Damn! I Owe an Englishman an Apology

You may have noticed that I tend to get my nose a little out of joint, okay, a lot out of joint, when people complain about some stupid thing that Americans always do, especially if it’s not something that I’ve witnessed much myself. Now, some time ago, an Englishman complained to me about having his spelling corrected by Americans although it was perfectly correct by British standards. Even worse, according to him, was that some people “corrected” him when he used the word black, telling him that the proper term was “African-American”, even though he was not talking about an American.

“Pshaw!” I said. “Just because some idiot said something stupid, suddenly there’s this terrible thing we Americans do! Harrumph!” And with that, I got my nose as displaced as in a Picasso portrait.

Now, lo and behold, I just saw a similar mistake in The Daily Beast.

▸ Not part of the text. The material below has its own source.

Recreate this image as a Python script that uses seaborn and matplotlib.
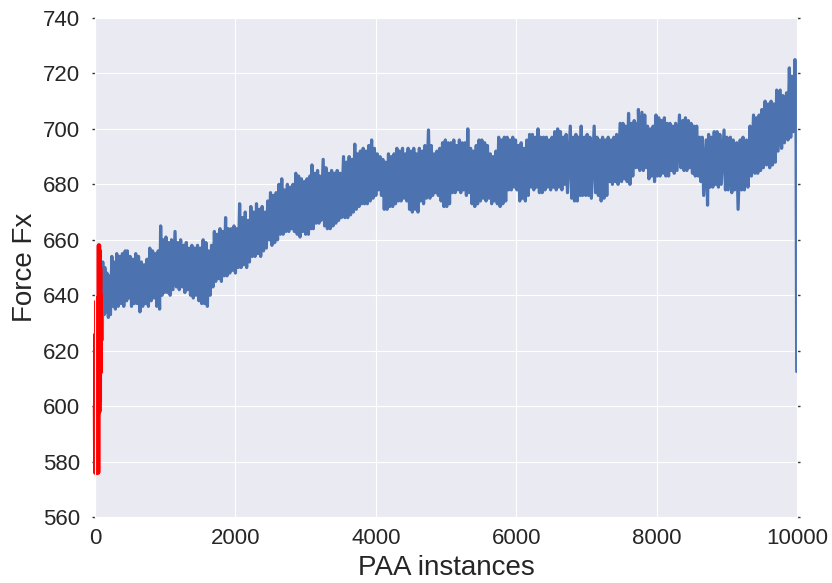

Emily Shire criticizes the feminist site Jezebel for having double standards due to a post, “Disney Dudes’ Dicks: What Your Favorite Princes Look Like Naked.” Personally, it strikes me as so weird I’m not sure it can even rise to the level of a double standard. It struck me as the sort of things girls might giggle about at the age when the only penises you’ve seen were in photographs. I have a vague recollection of being twelve or thirteen and being told by other, equally naive, girls that the size and shape of a boy’s penis could be determined by… his nose, his hands, his fingers, his feet. The Jezebel post seemed too stupid to worry about, but I kept reading to see if there was perhaps a larger point. Meanwhile I came across this:

Jezebel also dabbles in some racial stereotypes by ensuring that Prince Naveen—the sole African American male in the collection—has the longest genetalia.

I had not seen the movie. Prince suggested to me that Naveen was not the from the United States, but that could just be a name for some reason, so I just watched a few minutes of the movie trying to determine whether or not Prince Naveen could be described as “American.” I think he cannot. Nor is it clear that he is of African descent. It is very clear in the movie that he is from another country. His accent seemed to be Italian. (I’ve since found out it’s Brazilian.) His country is named as Maldovia, which is fictional. Even if Naveen is of African descent, he is most certainly not “African-American.”

I know that someone with a degree in literature can spit out twenty pages on seemingly nothing at the drop of a hat. However, I can’t help thinking that Emily Shire should have at least done a close reading of the Wikipedia entry for The Princess and the Frog before accusing Tracie Egen Morrissey of racial stereotyping.

Note to Americans: African-American is only a politically correct term for dark-skinned people when talking about Americans of African descent. (Now, stop embarrassing me! This is getting humiliating. I get angry and say, “How dare you call Americans stupid!” Then a few weeks later I find myself apologizing. “Um, maybe we are that stupid.”)

Note to the Editors at The Daily Beast: Do you pay, and, if so, how do I submit something?